Write out, word for word, every line from the first one through the line that holds "rate by year</text>", and nothing else; skip the pictures.
═══ DATA PROVIDED ═══
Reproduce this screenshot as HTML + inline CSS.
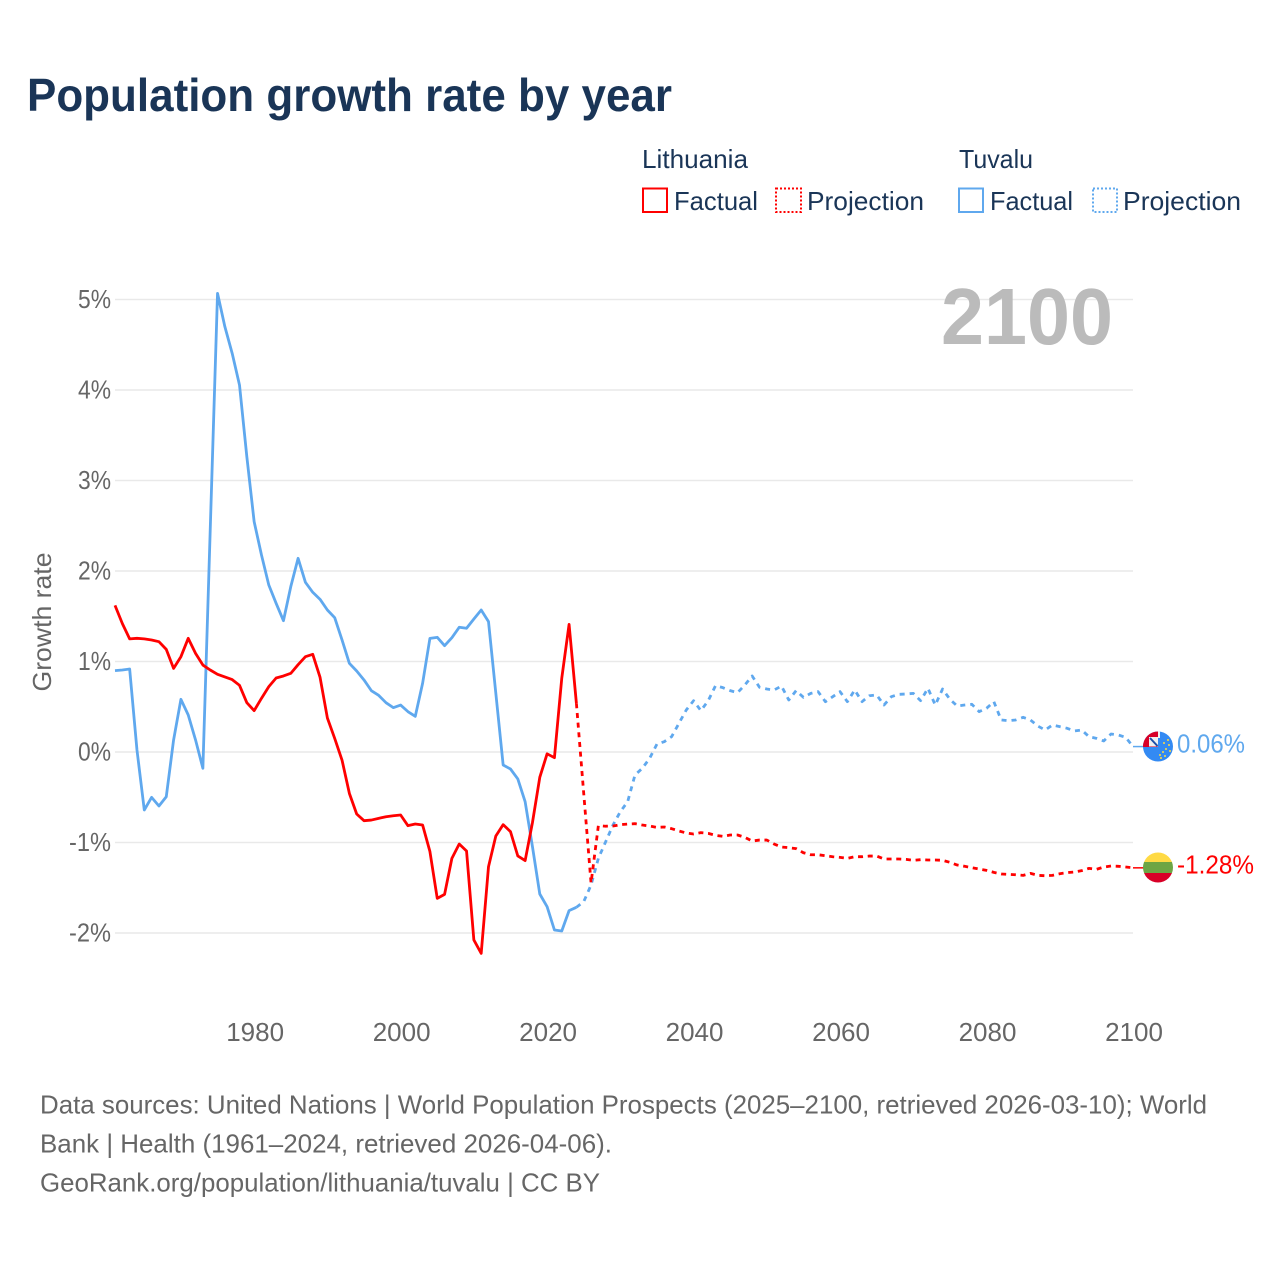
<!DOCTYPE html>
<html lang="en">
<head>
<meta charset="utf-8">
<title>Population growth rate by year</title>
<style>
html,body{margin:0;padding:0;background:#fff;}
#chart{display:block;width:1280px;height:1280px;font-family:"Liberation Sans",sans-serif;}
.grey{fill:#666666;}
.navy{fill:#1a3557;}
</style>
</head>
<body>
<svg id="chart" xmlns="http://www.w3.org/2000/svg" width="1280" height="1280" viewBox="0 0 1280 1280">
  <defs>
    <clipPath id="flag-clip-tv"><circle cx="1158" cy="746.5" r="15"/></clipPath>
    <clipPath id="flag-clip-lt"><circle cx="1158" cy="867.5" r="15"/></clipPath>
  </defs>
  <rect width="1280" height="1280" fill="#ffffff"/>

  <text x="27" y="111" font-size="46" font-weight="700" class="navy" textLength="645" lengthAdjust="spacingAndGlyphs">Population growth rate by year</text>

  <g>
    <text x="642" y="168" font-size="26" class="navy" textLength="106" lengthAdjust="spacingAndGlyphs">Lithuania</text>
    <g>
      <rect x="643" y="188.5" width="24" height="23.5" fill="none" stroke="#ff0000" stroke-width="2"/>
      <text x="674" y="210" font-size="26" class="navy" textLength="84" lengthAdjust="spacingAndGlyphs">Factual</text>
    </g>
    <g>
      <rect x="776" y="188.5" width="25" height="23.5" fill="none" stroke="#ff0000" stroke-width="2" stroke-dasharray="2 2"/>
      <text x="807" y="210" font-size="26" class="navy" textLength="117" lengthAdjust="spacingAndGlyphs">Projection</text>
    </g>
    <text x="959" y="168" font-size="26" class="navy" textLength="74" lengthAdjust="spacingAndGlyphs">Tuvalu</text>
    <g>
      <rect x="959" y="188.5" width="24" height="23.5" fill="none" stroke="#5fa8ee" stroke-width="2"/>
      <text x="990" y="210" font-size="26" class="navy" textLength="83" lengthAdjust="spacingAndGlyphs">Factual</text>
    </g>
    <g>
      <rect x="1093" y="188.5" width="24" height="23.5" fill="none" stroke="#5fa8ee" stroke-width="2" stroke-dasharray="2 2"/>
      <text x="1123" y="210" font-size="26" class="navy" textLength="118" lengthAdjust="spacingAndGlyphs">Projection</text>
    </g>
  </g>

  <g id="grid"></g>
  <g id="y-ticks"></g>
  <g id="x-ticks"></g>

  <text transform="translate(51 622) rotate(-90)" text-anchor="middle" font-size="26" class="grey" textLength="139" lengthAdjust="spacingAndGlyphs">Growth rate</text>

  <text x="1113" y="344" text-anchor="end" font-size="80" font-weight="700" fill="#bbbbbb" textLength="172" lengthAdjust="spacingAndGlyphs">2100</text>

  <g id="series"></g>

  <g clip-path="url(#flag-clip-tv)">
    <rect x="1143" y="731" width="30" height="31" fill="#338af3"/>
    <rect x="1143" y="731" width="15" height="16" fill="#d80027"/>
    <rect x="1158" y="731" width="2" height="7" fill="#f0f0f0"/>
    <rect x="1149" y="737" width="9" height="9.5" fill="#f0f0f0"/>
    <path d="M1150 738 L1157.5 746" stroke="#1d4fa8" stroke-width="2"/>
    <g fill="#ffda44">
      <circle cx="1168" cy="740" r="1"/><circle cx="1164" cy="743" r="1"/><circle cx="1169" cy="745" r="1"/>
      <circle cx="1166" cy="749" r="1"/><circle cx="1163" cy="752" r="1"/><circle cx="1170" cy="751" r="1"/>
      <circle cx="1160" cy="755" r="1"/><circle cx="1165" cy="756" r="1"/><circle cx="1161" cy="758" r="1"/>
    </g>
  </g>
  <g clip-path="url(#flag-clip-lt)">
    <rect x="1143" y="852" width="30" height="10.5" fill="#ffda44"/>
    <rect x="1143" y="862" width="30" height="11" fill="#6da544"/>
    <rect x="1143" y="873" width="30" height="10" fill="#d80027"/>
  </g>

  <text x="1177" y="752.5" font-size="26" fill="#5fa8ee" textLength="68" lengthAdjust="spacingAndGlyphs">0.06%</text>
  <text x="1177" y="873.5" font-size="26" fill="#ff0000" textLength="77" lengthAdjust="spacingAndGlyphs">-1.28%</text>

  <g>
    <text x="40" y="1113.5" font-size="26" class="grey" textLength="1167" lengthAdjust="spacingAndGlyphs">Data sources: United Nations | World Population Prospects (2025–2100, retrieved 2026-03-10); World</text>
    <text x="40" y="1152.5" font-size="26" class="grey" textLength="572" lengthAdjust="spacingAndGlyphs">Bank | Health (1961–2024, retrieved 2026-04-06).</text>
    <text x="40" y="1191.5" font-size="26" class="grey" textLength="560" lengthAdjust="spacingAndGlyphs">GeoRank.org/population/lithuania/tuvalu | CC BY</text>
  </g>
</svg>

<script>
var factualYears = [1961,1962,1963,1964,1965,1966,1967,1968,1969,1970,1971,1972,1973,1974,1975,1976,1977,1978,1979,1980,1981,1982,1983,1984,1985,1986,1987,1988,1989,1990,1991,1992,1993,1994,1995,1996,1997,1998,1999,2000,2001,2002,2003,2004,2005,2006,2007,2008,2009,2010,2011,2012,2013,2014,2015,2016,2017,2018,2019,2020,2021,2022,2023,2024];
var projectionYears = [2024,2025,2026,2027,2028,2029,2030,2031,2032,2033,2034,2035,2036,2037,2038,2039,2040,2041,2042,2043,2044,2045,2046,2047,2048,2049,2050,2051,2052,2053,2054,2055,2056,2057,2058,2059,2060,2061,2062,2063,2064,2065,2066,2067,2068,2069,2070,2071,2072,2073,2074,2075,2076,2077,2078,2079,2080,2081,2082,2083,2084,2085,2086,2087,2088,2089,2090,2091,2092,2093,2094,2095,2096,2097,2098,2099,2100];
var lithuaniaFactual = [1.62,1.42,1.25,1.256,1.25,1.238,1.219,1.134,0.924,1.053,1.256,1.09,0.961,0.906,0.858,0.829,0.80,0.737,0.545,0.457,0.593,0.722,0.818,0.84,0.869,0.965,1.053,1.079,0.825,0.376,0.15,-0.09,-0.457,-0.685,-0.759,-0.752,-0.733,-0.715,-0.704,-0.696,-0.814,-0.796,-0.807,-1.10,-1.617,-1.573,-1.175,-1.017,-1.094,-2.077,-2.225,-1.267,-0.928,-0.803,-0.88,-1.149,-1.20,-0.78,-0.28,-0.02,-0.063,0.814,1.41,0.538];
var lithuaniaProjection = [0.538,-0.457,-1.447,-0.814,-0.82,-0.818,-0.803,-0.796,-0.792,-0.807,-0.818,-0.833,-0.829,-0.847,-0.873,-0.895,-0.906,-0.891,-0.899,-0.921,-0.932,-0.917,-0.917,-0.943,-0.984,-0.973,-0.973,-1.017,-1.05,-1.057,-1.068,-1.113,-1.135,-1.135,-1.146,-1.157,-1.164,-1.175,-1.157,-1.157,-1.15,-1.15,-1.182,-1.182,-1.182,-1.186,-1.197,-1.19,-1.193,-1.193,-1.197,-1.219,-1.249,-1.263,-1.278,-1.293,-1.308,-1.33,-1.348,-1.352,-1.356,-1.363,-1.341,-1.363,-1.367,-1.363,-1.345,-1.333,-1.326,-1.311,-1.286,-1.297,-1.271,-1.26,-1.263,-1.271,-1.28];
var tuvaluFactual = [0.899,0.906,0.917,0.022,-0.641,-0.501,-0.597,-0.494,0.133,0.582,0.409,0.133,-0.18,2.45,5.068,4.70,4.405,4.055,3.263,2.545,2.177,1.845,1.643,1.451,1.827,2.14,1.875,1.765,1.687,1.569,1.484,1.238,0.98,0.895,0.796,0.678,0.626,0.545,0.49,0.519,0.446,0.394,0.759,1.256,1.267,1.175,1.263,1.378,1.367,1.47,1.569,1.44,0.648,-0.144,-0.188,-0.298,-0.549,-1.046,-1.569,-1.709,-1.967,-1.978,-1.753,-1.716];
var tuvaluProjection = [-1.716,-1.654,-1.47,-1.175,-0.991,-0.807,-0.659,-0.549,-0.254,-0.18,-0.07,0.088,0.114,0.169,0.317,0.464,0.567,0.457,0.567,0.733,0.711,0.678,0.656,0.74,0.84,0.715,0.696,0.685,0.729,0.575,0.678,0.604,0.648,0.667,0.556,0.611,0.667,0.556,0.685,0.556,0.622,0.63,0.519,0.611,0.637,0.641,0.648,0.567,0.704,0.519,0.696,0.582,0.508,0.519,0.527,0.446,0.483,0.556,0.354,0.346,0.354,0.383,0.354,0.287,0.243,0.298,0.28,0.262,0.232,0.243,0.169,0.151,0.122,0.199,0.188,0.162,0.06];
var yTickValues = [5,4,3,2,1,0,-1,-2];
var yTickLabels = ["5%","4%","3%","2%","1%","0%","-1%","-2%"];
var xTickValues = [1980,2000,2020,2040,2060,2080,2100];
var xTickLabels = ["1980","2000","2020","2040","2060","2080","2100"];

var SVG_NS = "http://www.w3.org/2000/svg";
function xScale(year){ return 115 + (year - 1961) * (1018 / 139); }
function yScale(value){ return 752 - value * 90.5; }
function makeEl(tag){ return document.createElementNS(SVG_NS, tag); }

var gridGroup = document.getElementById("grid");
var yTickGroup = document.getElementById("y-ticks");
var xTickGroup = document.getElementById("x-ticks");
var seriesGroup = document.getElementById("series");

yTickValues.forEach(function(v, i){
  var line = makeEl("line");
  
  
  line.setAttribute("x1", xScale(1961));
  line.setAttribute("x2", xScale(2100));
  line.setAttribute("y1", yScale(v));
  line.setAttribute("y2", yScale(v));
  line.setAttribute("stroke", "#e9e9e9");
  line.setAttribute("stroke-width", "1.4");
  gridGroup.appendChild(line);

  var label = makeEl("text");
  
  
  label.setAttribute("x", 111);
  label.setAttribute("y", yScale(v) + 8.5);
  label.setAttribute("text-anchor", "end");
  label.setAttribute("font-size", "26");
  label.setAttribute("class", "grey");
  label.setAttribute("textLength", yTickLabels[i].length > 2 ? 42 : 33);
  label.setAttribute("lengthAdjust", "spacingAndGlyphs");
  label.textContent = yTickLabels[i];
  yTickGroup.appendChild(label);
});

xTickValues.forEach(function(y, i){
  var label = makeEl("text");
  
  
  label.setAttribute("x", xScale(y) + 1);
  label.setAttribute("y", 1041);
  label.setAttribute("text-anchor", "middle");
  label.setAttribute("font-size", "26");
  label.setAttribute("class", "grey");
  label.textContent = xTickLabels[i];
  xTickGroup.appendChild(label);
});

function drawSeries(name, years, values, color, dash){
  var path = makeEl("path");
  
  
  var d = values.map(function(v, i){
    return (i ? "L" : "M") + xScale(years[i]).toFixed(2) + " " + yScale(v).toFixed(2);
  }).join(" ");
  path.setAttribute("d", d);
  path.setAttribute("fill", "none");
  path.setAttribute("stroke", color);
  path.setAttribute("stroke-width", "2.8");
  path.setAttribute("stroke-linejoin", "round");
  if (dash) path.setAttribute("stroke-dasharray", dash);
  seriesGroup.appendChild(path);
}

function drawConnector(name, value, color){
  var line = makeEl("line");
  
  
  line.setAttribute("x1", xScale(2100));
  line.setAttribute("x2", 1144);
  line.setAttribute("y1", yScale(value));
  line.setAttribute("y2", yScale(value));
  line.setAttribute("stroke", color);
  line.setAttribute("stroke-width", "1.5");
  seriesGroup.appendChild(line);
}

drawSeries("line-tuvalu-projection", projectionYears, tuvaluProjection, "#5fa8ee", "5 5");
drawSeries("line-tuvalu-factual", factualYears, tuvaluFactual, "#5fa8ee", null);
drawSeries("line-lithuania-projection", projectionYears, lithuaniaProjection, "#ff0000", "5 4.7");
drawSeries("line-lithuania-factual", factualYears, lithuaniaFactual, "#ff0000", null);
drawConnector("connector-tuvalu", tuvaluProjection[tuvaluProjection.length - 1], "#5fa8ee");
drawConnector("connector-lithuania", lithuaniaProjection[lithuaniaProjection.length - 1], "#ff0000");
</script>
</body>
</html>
═══
RESULT FOR THIS EXERCISE -
Reproduce this screenshot as HTML + inline CSS.
<!DOCTYPE html>
<html lang="en">
<head>
<meta charset="utf-8">
<title>Population growth rate by year</title>
<style>
html,body{margin:0;padding:0;background:#fff;}
#chart{display:block;width:1280px;height:1280px;font-family:"Liberation Sans",sans-serif;}
.grey{fill:#666666;}
.navy{fill:#1a3557;}
</style>
</head>
<body>
<svg id="chart" xmlns="http://www.w3.org/2000/svg" width="1280" height="1280" viewBox="0 0 1280 1280">
  <defs>
    <clipPath id="flag-clip-tv"><circle cx="1158" cy="746.5" r="15"/></clipPath>
    <clipPath id="flag-clip-lt"><circle cx="1158" cy="867.5" r="15"/></clipPath>
  </defs>
  <rect width="1280" height="1280" fill="#ffffff"/>

  <text x="27" y="111" font-size="46" font-weight="700" class="navy" textLength="645" lengthAdjust="spacingAndGlyphs">Population growth rate by year</text>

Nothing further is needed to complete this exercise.